** DATA SEGMENT **
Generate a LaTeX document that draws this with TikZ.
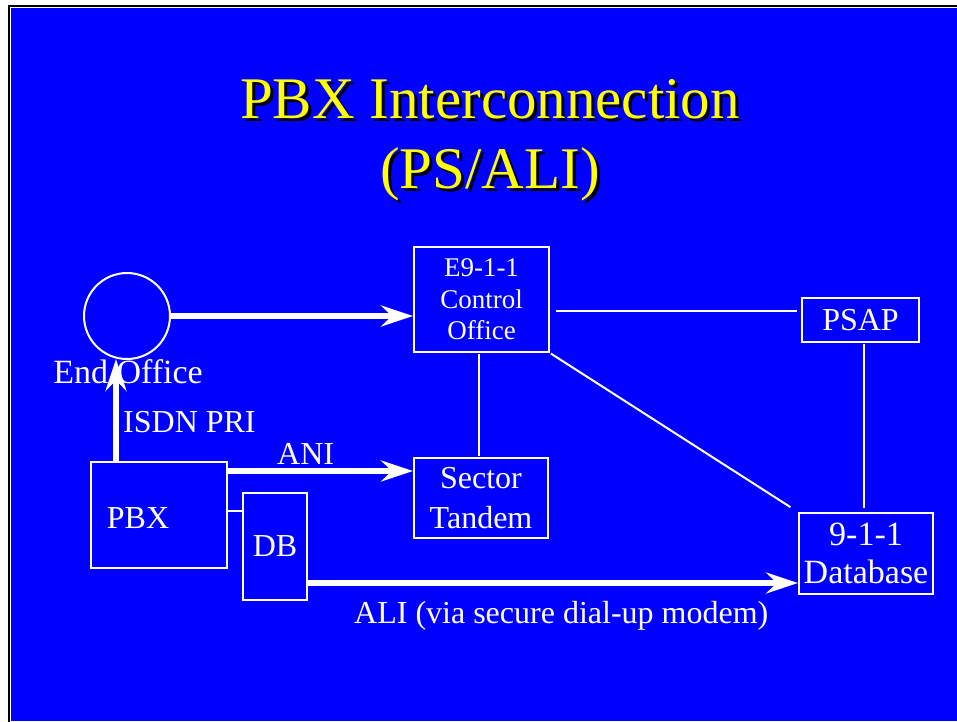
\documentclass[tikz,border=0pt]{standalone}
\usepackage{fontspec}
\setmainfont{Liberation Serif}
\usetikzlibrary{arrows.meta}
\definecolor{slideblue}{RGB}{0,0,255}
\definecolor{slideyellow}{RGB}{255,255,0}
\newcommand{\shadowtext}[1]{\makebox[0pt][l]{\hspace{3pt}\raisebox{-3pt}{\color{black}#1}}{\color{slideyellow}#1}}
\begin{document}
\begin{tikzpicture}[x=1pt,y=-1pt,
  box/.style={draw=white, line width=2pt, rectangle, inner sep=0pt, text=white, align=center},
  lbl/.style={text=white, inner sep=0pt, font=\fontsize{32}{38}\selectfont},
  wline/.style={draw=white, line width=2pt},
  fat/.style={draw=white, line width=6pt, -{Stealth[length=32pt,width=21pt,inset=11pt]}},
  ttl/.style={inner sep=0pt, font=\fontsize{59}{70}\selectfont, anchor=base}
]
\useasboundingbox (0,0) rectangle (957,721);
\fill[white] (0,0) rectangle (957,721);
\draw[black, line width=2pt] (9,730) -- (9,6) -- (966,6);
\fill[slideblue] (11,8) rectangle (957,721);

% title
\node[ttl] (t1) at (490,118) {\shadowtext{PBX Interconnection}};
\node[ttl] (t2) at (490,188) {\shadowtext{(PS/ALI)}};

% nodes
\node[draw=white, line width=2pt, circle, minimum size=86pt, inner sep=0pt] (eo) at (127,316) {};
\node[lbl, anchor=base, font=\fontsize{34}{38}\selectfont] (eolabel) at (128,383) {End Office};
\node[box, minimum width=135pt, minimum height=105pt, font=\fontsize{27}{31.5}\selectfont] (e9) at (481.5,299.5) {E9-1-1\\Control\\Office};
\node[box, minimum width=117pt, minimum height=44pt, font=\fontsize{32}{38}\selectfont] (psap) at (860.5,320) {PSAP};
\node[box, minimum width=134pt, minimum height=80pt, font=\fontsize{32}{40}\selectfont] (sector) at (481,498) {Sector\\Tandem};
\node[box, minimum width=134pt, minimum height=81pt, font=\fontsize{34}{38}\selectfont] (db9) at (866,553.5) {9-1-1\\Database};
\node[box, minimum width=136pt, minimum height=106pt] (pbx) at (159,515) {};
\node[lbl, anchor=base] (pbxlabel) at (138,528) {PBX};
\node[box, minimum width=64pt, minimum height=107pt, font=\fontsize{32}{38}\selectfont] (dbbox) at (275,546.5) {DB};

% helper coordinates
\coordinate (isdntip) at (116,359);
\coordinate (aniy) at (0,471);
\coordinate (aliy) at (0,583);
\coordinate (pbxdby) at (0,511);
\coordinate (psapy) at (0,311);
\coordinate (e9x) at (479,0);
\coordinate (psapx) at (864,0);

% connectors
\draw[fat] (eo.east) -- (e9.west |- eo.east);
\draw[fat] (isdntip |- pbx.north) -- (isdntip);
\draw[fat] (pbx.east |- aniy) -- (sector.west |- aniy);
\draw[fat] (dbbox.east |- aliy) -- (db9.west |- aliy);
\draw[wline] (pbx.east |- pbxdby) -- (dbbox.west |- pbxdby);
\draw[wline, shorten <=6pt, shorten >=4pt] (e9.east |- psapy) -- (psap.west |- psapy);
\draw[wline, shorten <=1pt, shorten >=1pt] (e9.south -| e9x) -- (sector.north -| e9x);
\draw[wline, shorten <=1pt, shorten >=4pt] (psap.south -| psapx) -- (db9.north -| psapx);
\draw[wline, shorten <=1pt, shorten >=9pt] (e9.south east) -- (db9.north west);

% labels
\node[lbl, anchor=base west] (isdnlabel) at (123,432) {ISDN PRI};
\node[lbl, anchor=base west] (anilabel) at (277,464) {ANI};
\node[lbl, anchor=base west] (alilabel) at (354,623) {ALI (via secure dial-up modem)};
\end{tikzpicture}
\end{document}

** SHORT PROBLEM **
Repeat the material verbatim. Do not carry over any picture.

** CORRECT RESPONSE **
Generate a LaTeX document that draws this with TikZ.
\documentclass[tikz,border=0pt]{standalone}
\usepackage{fontspec}
\setmainfont{Liberation Serif}
\usetikzlibrary{arrows.meta}
\definecolor{slideblue}{RGB}{0,0,255}
\definecolor{slideyellow}{RGB}{255,255,0}
\newcommand{\shadowtext}[1]{\makebox[0pt][l]{\hspace{3pt}\raisebox{-3pt}{\color{black}#1}}{\color{slideyellow}#1}}
\begin{document}
\begin{tikzpicture}[x=1pt,y=-1pt,
  box/.style={draw=white, line width=2pt, rectangle, inner sep=0pt, text=white, align=center},
  lbl/.style={text=white, inner sep=0pt, font=\fontsize{32}{38}\selectfont},
  wline/.style={draw=white, line width=2pt},
  fat/.style={draw=white, line width=6pt, -{Stealth[length=32pt,width=21pt,inset=11pt]}},
  ttl/.style={inner sep=0pt, font=\fontsize{59}{70}\selectfont, anchor=base}
]
\useasboundingbox (0,0) rectangle (957,721);
\fill[white] (0,0) rectangle (957,721);
\draw[black, line width=2pt] (9,730) -- (9,6) -- (966,6);
\fill[slideblue] (11,8) rectangle (957,721);

% title
\node[ttl] (t1) at (490,118) {\shadowtext{PBX Interconnection}};
\node[ttl] (t2) at (490,188) {\shadowtext{(PS/ALI)}};

% nodes
\node[draw=white, line width=2pt, circle, minimum size=86pt, inner sep=0pt] (eo) at (127,316) {};
\node[lbl, anchor=base, font=\fontsize{34}{38}\selectfont] (eolabel) at (128,383) {End Office};
\node[box, minimum width=135pt, minimum height=105pt, font=\fontsize{27}{31.5}\selectfont] (e9) at (481.5,299.5) {E9-1-1\\Control\\Office};
\node[box, minimum width=117pt, minimum height=44pt, font=\fontsize{32}{38}\selectfont] (psap) at (860.5,320) {PSAP};
\node[box, minimum width=134pt, minimum height=80pt, font=\fontsize{32}{40}\selectfont] (sector) at (481,498) {Sector\\Tandem};
\node[box, minimum width=134pt, minimum height=81pt, font=\fontsize{34}{38}\selectfont] (db9) at (866,553.5) {9-1-1\\Database};
\node[box, minimum width=136pt, minimum height=106pt] (pbx) at (159,515) {};
\node[lbl, anchor=base] (pbxlabel) at (138,528) {PBX};
\node[box, minimum width=64pt, minimum height=107pt, font=\fontsize{32}{38}\selectfont] (dbbox) at (275,546.5) {DB};

% helper coordinates
\coordinate (isdntip) at (116,359);
\coordinate (aniy) at (0,471);
\coordinate (aliy) at (0,583);
\coordinate (pbxdby) at (0,511);
\coordinate (psapy) at (0,311);
\coordinate (e9x) at (479,0);
\coordinate (psapx) at (864,0);

% connectors
\draw[fat] (eo.east) -- (e9.west |- eo.east);
\draw[fat] (isdntip |- pbx.north) -- (isdntip);
\draw[fat] (pbx.east |- aniy) -- (sector.west |- aniy);
\draw[fat] (dbbox.east |- aliy) -- (db9.west |- aliy);
\draw[wline] (pbx.east |- pbxdby) -- (dbbox.west |- pbxdby);
\draw[wline, shorten <=6pt, shorten >=4pt] (e9.east |- psapy) -- (psap.west |- psapy);
\draw[wline, shorten <=1pt, shorten >=1pt] (e9.south -| e9x) -- (sector.north -| e9x);
\draw[wline, shorten <=1pt, shorten >=4pt] (psap.south -| psapx) -- (db9.north -| psapx);
\draw[wline, shorten <=1pt, shorten >=9pt] (e9.south east) -- (db9.north west);

% labels
\node[lbl, anchor=base west] (isdnlabel) at (123,432) {ISDN PRI};
\node[lbl, anchor=base west] (anilabel) at (277,464) {ANI};
\node[lbl, anchor=base west] (alilabel) at (354,623) {ALI (via secure dial-up modem)};
\end{tikzpicture}
\end{document}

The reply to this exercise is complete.